Grundy first came under fire earlier this year for a series of tweets in which she disparaged white males.

“White masculinity isn’t a problem for America’s colleges, white masculinity is THE problem for America’s colleges,” Grundy tweeted in March.

In January Grundy tweeted: “Every MLK week I commit myself to not spending a dime in white-owned businesses. and every year i find it nearly impossible.”

In yet another tweet, Grundy labeled college-aged white males—who she’s somehow expected to teach and grade impartially—a “problem population.”

“Why is white America so reluctant to identify white college males as a problem population?” Grundy tweeted.

Grundy’s tweets were not the first time Now, however, Campus Reform has obtained a copy of her Ph.D dissertation, in which she showed the same racial animus and hostility towards young white males.

Upon examining Grundy’s Ph.D dissertation at the University of Michigan, Campus Reform found several remarks disparaging white men in the document. Specifically, Grundy showed disdain both for the intelligence of white male students and for the “self-assurance that white boys are handed undeservingly.”

Grundy also credits her undergraduate professors at Spelman College in Atlanta, Ga., with shaping her views towards white men.

“Spelman College is a magical place, where the embryonic minds of Black feminist thinkers and activists are incubated by feminist scholars,” Grundy stated.

“These Scholar-Feminists also packed my survival kit with just the thing I needed to see my way through Michigan—the intense and convicted knowledge that there was never going to be a room in which I was present where a white boy was going to be smarter than me,” she continued.

Grundy also criticized former-President George W. Bush in the acknowledgements to her dissertation, crediting his presidency to his race.

“I was simply prepared to think in ways my classmates had to come to grad school to learn. Far from arrogance, it was the self-assurance that white boys are handed undeservingly every day It was the stuff that allows c-student/flunkie G.W. Bush to think ‘Why not me as president?’ It was the kind of stuff that anyone invested in equipping thinking Black women for a racist, sexist, patriarchal world that mocks and despises them is required to implant in their students,” she wrote in 2014.

After news of Grundy’s tweets became public, BU President Robert Brown wrote an open letter addressing the issue.

“Boston University does not condone racism or bigotry in any form, and we are committed to maintaining an educational environment that is free from bias, fully inclusive, and open to wide-ranging discussions,” Brown wrote in the letter.

Brown, himself a white male, nevertheless defended Grundy saying, “[a]t Boston University, we acknowledge Dr. Grundy’s right to hold and express her opinions.”

“I understand there is a broader context to Dr. Grundy’s tweets and that, as a scholar, she has the right to pursue her research, formulate her views, and challenge the rest of us to think differently about race relations,” he continued.

The Foundation for Individual Rights in Education (FIRE) gave Boston BU a “ red light” speech code rating, the worst possible rating a school’s free speech codes can receive.

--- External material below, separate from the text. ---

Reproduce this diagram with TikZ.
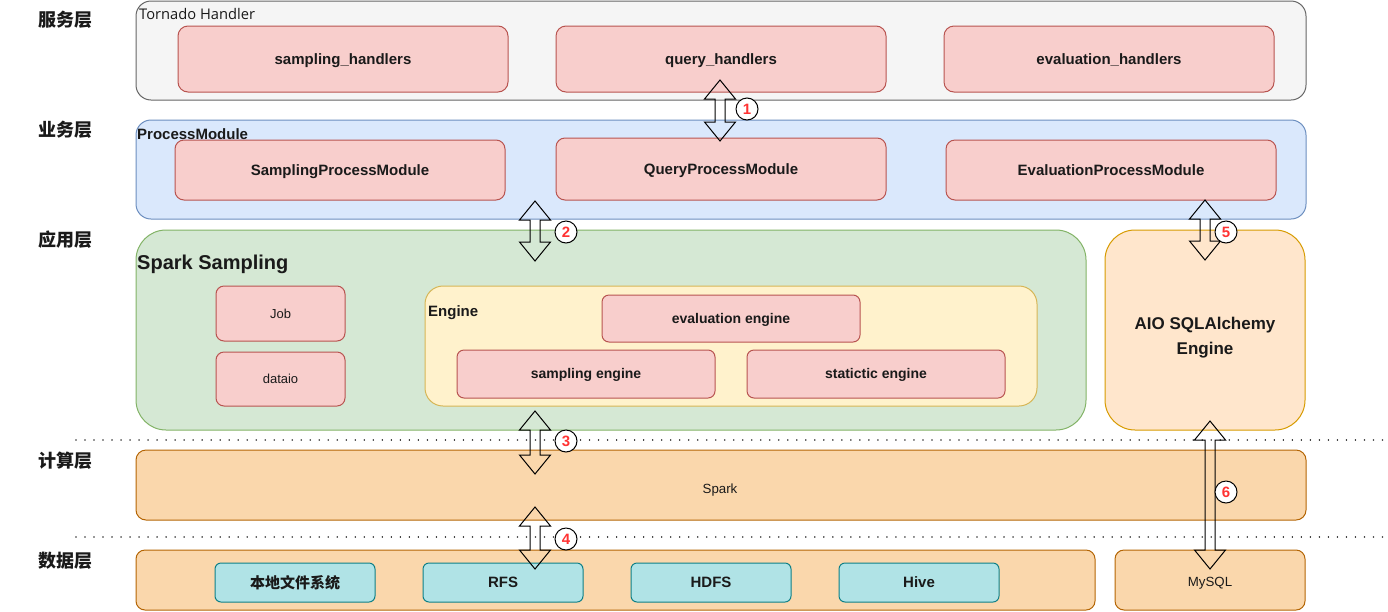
\documentclass[tikz,border=0pt]{standalone}
\usepackage{fontspec}
\setmainfont{Liberation Sans}
\newfontfamily\cjk{Noto Sans CJK SC}
\newfontfamily\tornadofont{Open Sans}
\usetikzlibrary{calc}
\definecolor{grayf}{HTML}{F5F5F5}\definecolor{grayd}{HTML}{666666}
\definecolor{redf}{HTML}{F8CECC}\definecolor{redd}{HTML}{B85450}
\definecolor{bluef}{HTML}{DAE8FC}\definecolor{blued}{HTML}{6C8EBF}
\definecolor{greenf}{HTML}{D5E8D4}\definecolor{greend}{HTML}{82B366}
\definecolor{yelf}{HTML}{FFF2CC}\definecolor{yeld}{HTML}{D6B656}
\definecolor{lorf}{HTML}{FFE6CC}\definecolor{lord}{HTML}{D79B00}
\definecolor{orf}{HTML}{FAD7AC}\definecolor{ord}{HTML}{B46504}
\definecolor{tealf}{HTML}{B0E3E6}\definecolor{teald}{HTML}{0E8088}
\definecolor{numred}{HTML}{FF3333}
\definecolor{txt}{HTML}{1A1A1A}
\tikzset{
  box/.style={draw, line width=1pt, inner sep=0pt, outer sep=0pt, anchor=north west, align=center, text=txt},
  redbox/.style={box, fill=redf, draw=redd},
  tealbox/.style={box, fill=tealf, draw=teald},
  fb/.style={font=\bfseries\fontsize{#1}{#1}\selectfont,
    /utils/exec={\pgfmathsetlengthmacro\mytxth{0.71*#1}}, text height=\mytxth, text depth=0pt},
  fr/.style={font=\fontsize{#1}{#1}\selectfont,
    /utils/exec={\pgfmathsetlengthmacro\mytxth{0.71*#1}}, text height=\mytxth, text depth=0pt},
  layerlbl/.style={font=\cjk\bfseries\fontsize{18}{20}\selectfont, text=txt, inner sep=0pt},
  title/.style={anchor=west, inner sep=0pt, text=txt},
  numc/.style={circle, draw, fill=white, line width=1pt, minimum size=22pt, inner sep=0pt, text=numred, font=\bfseries\fontsize{15}{15}\selectfont},
  blockarrow/.style={draw=black, line width=1pt},
  dotline/.style={line width=1.6pt, dash pattern=on 0.01pt off 9pt, line cap=round, color=black!80}
}
\newcommand\dblarrow[2]{%
  \draw[blockarrow] let \p1=(#1), \p2=(#2) in
  (\x1,\y1) -- (\x1+15.5pt,\y1-19pt) -- (\x1+5pt,\y1-19pt) -- (\x1+5pt,\y2+19pt)
  -- (\x1+15.5pt,\y2+19pt) -- (\x2,\y2) -- (\x1-15.5pt,\y2+19pt) -- (\x1-5pt,\y2+19pt)
  -- (\x1-5pt,\y1-19pt) -- (\x1-15.5pt,\y1-19pt) -- cycle;}
\begin{document}
\begin{tikzpicture}[x=1pt,y=-1pt]
\useasboundingbox (0,0) rectangle (1388,611);
% layer labels
\node[layerlbl] (l1) at (65,20) {服务层};
\node[layerlbl] (l2) at (65,130) {业务层};
\node[layerlbl] (l3) at (65,240) {应用层};
\node[layerlbl] (l4) at (65,461) {计算层};
\node[layerlbl] (l5) at (65,561) {数据层};
% dotted separators
\coordinate (d1l) at (76,440); \coordinate (d1r) at (1388,440);
\coordinate (d2l) at (76,537); \coordinate (d2r) at (1388,537);
\draw[dotline] (d1l) -- (d1r);
\draw[dotline] (d2l) -- (d2r);
% service layer
\node[box, fill=grayf, draw=grayd, rounded corners=15pt, minimum width=1170pt, minimum height=99pt] (tornado) at (136,1) {};
\node[title, font=\tornadofont\fontsize{14.7}{15}\selectfont, text height=10.4pt, text depth=0pt] (tornadot) at (139,14) {Tornado Handler};
\node[redbox, rounded corners=10pt, minimum width=330pt, minimum height=66pt, fb=15] (sh) at (178,26) {sampling\_handlers};
\node[redbox, rounded corners=10pt, minimum width=330pt, minimum height=66pt, fb=15] (qh) at (556,26) {query\_handlers};
\node[redbox, rounded corners=10pt, minimum width=330pt, minimum height=66pt, fb=15] (eh) at (944,26) {evaluation\_handlers};
% business layer
\node[box, fill=bluef, draw=blued, rounded corners=15pt, minimum width=1170pt, minimum height=99pt] (pm) at (136,120) {};
\node[title, fb=15] (pmt) at (137,134) {ProcessModule};
\node[redbox, rounded corners=9pt, minimum width=330pt, minimum height=60pt, fb=15] (spm) at (175,140) {SamplingProcessModule};
\node[redbox, rounded corners=9pt, minimum width=330pt, minimum height=62pt, fb=15] (qpm) at (556,138) {QueryProcessModule};
\node[redbox, rounded corners=9pt, minimum width=330pt, minimum height=60pt, fb=15] (epm) at (946,140) {EvaluationProcessModule};
% application layer
\node[box, fill=greenf, draw=greend, rounded corners=30pt, minimum width=950pt, minimum height=200pt] (ss) at (136,230) {};
\node[title, fb=20] (sst) at (137,262) {Spark Sampling};
\node[redbox, rounded corners=8pt, minimum width=129pt, minimum height=55pt, fr=13] (job) at (216,286) {Job};
\node[redbox, rounded corners=8pt, minimum width=129pt, minimum height=54pt, fr=13] (dataio) at (216,352) {dataio};
\node[box, fill=yelf, draw=yeld, rounded corners=18pt, minimum width=612pt, minimum height=120pt] (engine) at (425,286) {};
\node[title, fb=15] (enginet) at (428,311) {Engine};
\node[redbox, rounded corners=7pt, minimum width=258pt, minimum height=47pt, fb=14] (ee) at (602,295) {evaluation engine};
\node[redbox, rounded corners=7pt, minimum width=258pt, minimum height=48pt, fb=14] (se) at (457,350) {sampling engine};
\node[redbox, rounded corners=7pt, minimum width=258pt, minimum height=48pt, fb=14] (ste) at (747,350) {statictic engine};
\node[box, fill=lorf, draw=lord, rounded corners=30pt, minimum width=200pt, minimum height=200pt] (aio) at (1105,230) {};
\node[align=center, inner sep=0pt, text=txt, font=\bfseries\fontsize{17}{25}\selectfont] (aiot) at (1205,338) {AIO SQLAlchemy\\Engine};
% compute layer
\node[box, fill=orf, draw=ord, rounded corners=10pt, minimum width=1170pt, minimum height=70pt] (spark) at (136,450) {};
\node[inner sep=0pt, text=txt, fr=13.3] (sparkt) at (720,489) {Spark};
% data layer
\node[box, fill=orf, draw=ord, rounded corners=9pt, minimum width=959pt, minimum height=60pt] (data) at (136,550) {};
\node[tealbox, rounded corners=6pt, minimum width=160pt, minimum height=39pt, font=\cjk\bfseries\fontsize{15}{15}\selectfont] (local) at (215,563) {本地文件系统};
\node[tealbox, rounded corners=6pt, minimum width=160pt, minimum height=39pt, fb=15] (rfs) at (423,563) {RFS};
\node[tealbox, rounded corners=6pt, minimum width=160pt, minimum height=39pt, fb=15] (hdfs) at (631,563) {HDFS};
\node[tealbox, rounded corners=6pt, minimum width=160pt, minimum height=39pt, fb=15] (hive) at (839,563) {Hive};
\node[box, fill=orf, draw=ord, rounded corners=9pt, minimum width=190pt, minimum height=60pt] (mysql) at (1115,550) {};
\node[inner sep=0pt, text=txt, fr=13.3] (mysqlt) at (1210,582) {MySQL};
% block arrows
\coordinate (a1t) at (720,80);  \coordinate (a1b) at (720,141);
\coordinate (a2t) at (535,201); \coordinate (a2b) at (535,261);
\coordinate (a3t) at (535,411); \coordinate (a3b) at (535,474);
\coordinate (a4t) at (535,507); \coordinate (a4b) at (535,569);
\coordinate (a5t) at (1205,200); \coordinate (a5b) at (1205,260);
\coordinate (a6t) at (1210,421); \coordinate (a6b) at (1210,569);
\dblarrow{a1t}{a1b}
\dblarrow{a2t}{a2b}
\dblarrow{a3t}{a3b}
\dblarrow{a4t}{a4b}
\dblarrow{a5t}{a5b}
\dblarrow{a6t}{a6b}
% numbered circles
\node[numc] (c1) at (747,109) {1};
\node[numc] (c2) at (566,232) {2};
\node[numc] (c3) at (566,441) {3};
\node[numc] (c4) at (566,539) {4};
\node[numc] (c5) at (1226,232) {5};
\node[numc] (c6) at (1226,492) {6};
\end{tikzpicture}
\end{document}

“I regret that my personal passion about issues surrounding these events led me to speak about them indelicately,” Grundy said in an apologetic statement after the incident.

Boston University’s student population is just over 56 percent white. Male students are a minority at BU comprising just 40.5 percent of the student population.

“As a person of learning and an educator, [faculty members] should remember that the public may judge the profession and institution by his or her utterances,” BU’s faculty handbook states. Hence the faculty member should be at all times accurate, should exercise appropriate restraint, should show respect for the opinions of others.”

Elsewhere, the handbook states “all members of the University community are responsible for promoting the highest ethical principles in each academic discipline.”